You’d hang a reverse-glass painting with a religious theme like this one on your wall. But as the public’s tastes changed, such paintings were increasingly relegated to the dusty shelves of antique shops. And so I found mine in Istanbul’s colorful Kadıköy neighborhood.
It’s an example of tasviri hat (pictorial calligraphy) in which Turkish calligraphers transform Arabic phrases into the shapes of objects.
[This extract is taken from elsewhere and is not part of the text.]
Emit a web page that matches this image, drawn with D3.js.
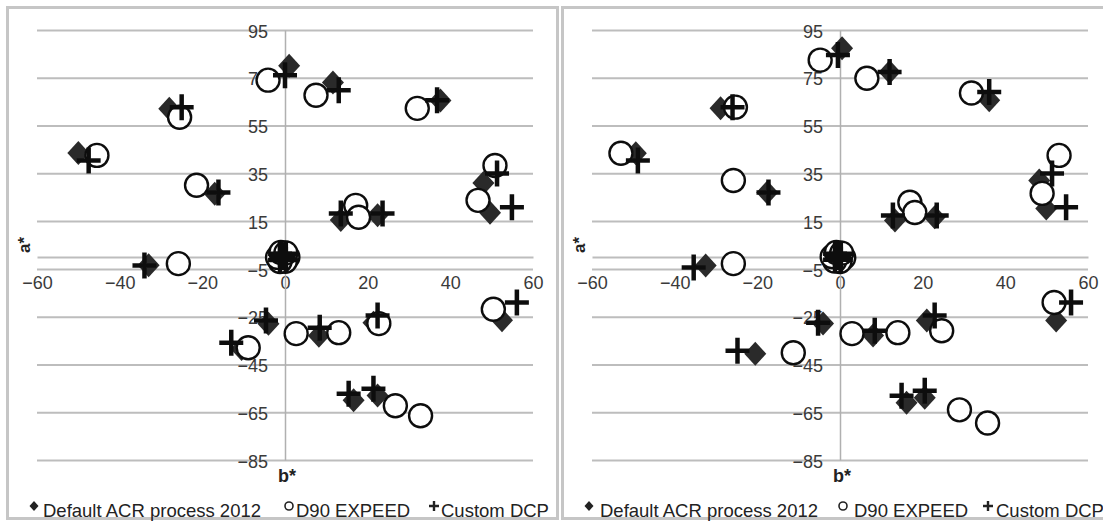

They do this by elongating, wrapping, and rotating letters to create the outline and details of the object being drawn.
Curious about the meaning of the Arabic, I turned to my friend and linguist Şeyda Ergül, who explains its several Quranic verses and important Islamic phrases…
The pink sail, for instance, contains the ‘Shahada,’ one of the Five Pillars of Islam: There is no god but Allah, and Muhammad is the Messenger of Allah. The red sail states the first phrase of the ‘Basmala’—In the name of Allah, the Most Gracious, the Most Merciful—a phrase Muslims frequently recite before starting daily activities and religious practices. Ship compositions like this one often include on its hull the names of the ‘Companions of the Cave’ (‘Ashab al-Kahf’)and their dog.
Interestingly, this story about six youths who escape religious oppression by hiding in a cave where they sleep for 300 years (guarded by their dog) parallels the Christian ‘Seven Sleepers of Ephesus.’